Abstract

With the continuous development of computer hardware equipment and deep learning technology, it is easier for people to swap faces in videos by currently-emerging multimedia tampering tools, such as the most popular deepfake. It would bring a series of new threats of security. Although many forensic researches have focused on this new type of manipulation and achieved high detection accuracy, most of which are based on supervised learning mechanism with requiring a large number of labeled samples for training. In this paper, we first develop a novel unsupervised detection manner for identifying deepfake videos.

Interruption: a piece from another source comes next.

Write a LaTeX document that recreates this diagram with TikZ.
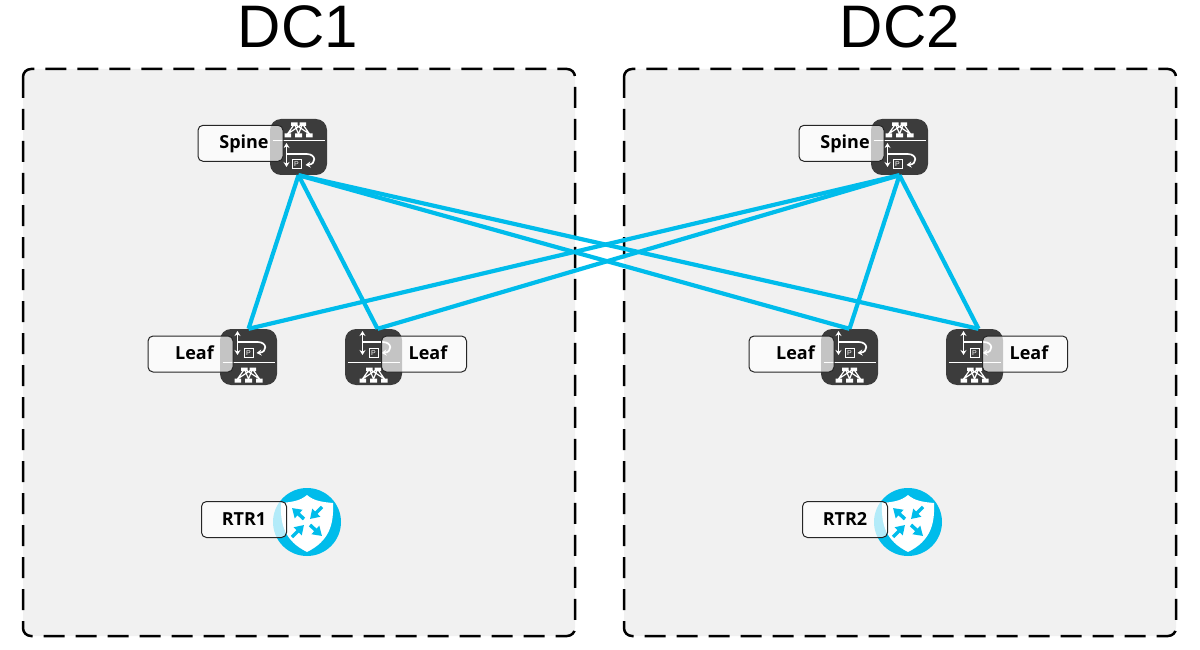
\documentclass[tikz,border=0pt]{standalone}
\usepackage{fontspec}
\setmainfont{Liberation Sans}
\newfontfamily\lblfont{Open Sans}
\usetikzlibrary{arrows.meta}
\definecolor{cisco}{HTML}{00BCEB}
\definecolor{dark}{HTML}{3C3C3C}
\definecolor{bg}{HTML}{F1F1F1}
\tikzset{
 x=1pt,y=-1pt,
 dcbox/.style={draw=black,fill=bg,line width=2.5pt,rounded corners=8pt,dash pattern=on 21pt off 11pt},
 dctitle/.style={font=\fontsize{60}{60}\selectfont,inner sep=0pt},
 iconbox/.style={fill=dark,rounded corners=11pt,minimum width=57pt,minimum height=56pt,inner sep=0pt,draw=none},
 lbl/.style={draw=black!85,line width=1pt,fill=white,fill opacity=0.7,text opacity=1,rounded corners=5pt,minimum width=85pt,minimum height=36pt,inner sep=0pt,text height=11.4pt,text depth=0pt,font=\lblfont\bfseries\fontsize{18}{18}\selectfont},
 link/.style={draw=cisco,line width=4.2pt},
 glyph/.style={draw=white,line width=1.7pt},
 tip/.style={-{Stealth[length=5pt,width=6pt]}},
 tips/.style={{Stealth[length=5pt,width=6pt]}-{Stealth[length=5pt,width=6pt]}},
 rarrow/.style={draw=cisco,line width=3.5pt,-{Stealth[length=9pt,width=11pt,inset=0pt]}},
 netsym/.pic={
  \fill[white] (-7.5,-7.5) rectangle (-1,-4) (1,-7.5) rectangle (7.5,-4);
  \fill[white] (-14,3.5) rectangle (-7.5,7.5) (-3.5,3.5) rectangle (3.5,7.5) (7.5,3.5) rectangle (14,7.5);
  \draw[white,line width=1.2pt] (-4,-6)--(-11,4) (-4,-6)--(0,4) (-4,-6)--(11,4)
    (4,-6)--(-11,4) (4,-6)--(0,4) (4,-6)--(11,4);
 },
 pbox/.pic={
  \draw[white,fill=dark,line width=0.9pt] (-4.5,-4.5) rectangle (4.5,4.5);
  \node[white,font=\fontsize{7}{7}\selectfont,inner sep=0pt] {P};
 },
 spineglyph/.pic={
  \pic at (0,-17) {netsym};
  \draw[white,line width=1.1pt] (-26,-6.5)--(26,-6.5);
  \draw[glyph,tips] (-12,-4)--(-12,20);
  \draw[glyph,tip] (-12,7) -- (8,7) .. controls (18,7) and (18,17) .. (7,18);
  \pic at (-2,17) {pbox};
 },
 leafglyph/.pic={
  \pic at (0,18) {netsym};
  \draw[white,line width=1.1pt] (-26,5.5)--(26,5.5);
  \draw[glyph,tips] (-11,-26)--(-11,-2);
  \draw[glyph,tip] (-11,-15) -- (9,-15) .. controls (19,-15) and (19,-5) .. (8,-4);
  \pic at (0,-4) {pbox};
 },
 rtrglyph/.pic={
  \fill[cisco] (0,0) circle (34);
  \fill[white] (0,-27) .. controls (7,-21) and (15,-20) .. (26,-19)
     .. controls (27,3) and (22,19) .. (0,30)
     .. controls (-22,19) and (-27,3) .. (-26,-19)
     .. controls (-15,-20) and (-7,-21) .. (0,-27) -- cycle;
  \draw[rarrow] (-3,-3)--(-15,-14);
  \draw[rarrow] (15,-15)--(3,-3);
  \draw[rarrow] (-15,15)--(-3,3);
  \draw[rarrow] (3,3)--(15,14);
 },
}
\begin{document}
\begin{tikzpicture}
\useasboundingbox (0,0) rectangle (1200,650);
\draw[dcbox] (23,69) rectangle (575,636);
\draw[dcbox] (624,69) rectangle (1176,636);
\node[dctitle] (t1) at (298,26.5) {DC1};
\node[dctitle] (t2) at (900,26.5) {DC2};
% icons
\node[iconbox] (s1) at (298.5,147) {};
\node[iconbox] (s2) at (899.5,147) {};
\node[iconbox] (l1) at (248.5,357) {};
\node[iconbox] (l2) at (373.5,357) {};
\node[iconbox] (l3) at (849.5,357) {};
\node[iconbox] (l4) at (974.5,357) {};
% links
\foreach \s in {s1,s2}{
 \draw[link] (\s.south) -- (l1.north);
 \draw[link] (\s.south) -- ([xshift=4pt]l2.north);
 \draw[link] (\s.south) -- (l3.north);
 \draw[link] (\s.south) -- ([xshift=4pt]l4.north);
}
% glyphs
\pic at (s1) {spineglyph};
\pic at (s2) {spineglyph};
\pic at (l1) {leafglyph};
\pic at (l2) {leafglyph};
\pic at (l3) {leafglyph};
\pic at (l4) {leafglyph};
\pic at (307,522) {rtrglyph};
\pic at (908,522) {rtrglyph};
% labels
\node[lbl] (ls1) at (240.5,143.3) {\hspace*{7pt}Spine};
\node[lbl] (ls2) at (841.5,143.3) {\hspace*{7pt}Spine};
\node[lbl] (ll1) at (190.5,354) {\hspace*{8pt}Leaf};
\node[lbl] (ll2) at (424,354) {\hspace*{8pt}Leaf};
\node[lbl] (ll3) at (791.5,354) {\hspace*{8pt}Leaf};
\node[lbl] (ll4) at (1025,354) {\hspace*{8pt}Leaf};
\node[lbl] (lr1) at (244,519.5) {RTR1};
\node[lbl] (lr2) at (845,519.5) {RTR2};
\end{tikzpicture}
\end{document}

The main fundamental behind our proposed method is that the face region in the real video is taken by the camera while its counterpart in the deepfake video is usually generated by the computer; the provenance of two videos is totally different. Specifically, our method includes two clustering stages based on Photo-Response Non-Uniformity (PRNU) and noiseprint feature. Firstly, the PRNU fingerprint of each video frame is extracted, which is used to cluster the full-size identical source video (regardless of its real or fake). Secondly, we extract the noiseprint from the face region of the video, which is used to identify (re-cluster for the task of binary classification) the deepfake sample in each cluster. Numerical experiments verify our proposed unsupervised method performs very well on our own dataset and the benchmark FF++ dataset. More importantly, its performance rivals that of the supervised-based state-of-the-art detectors.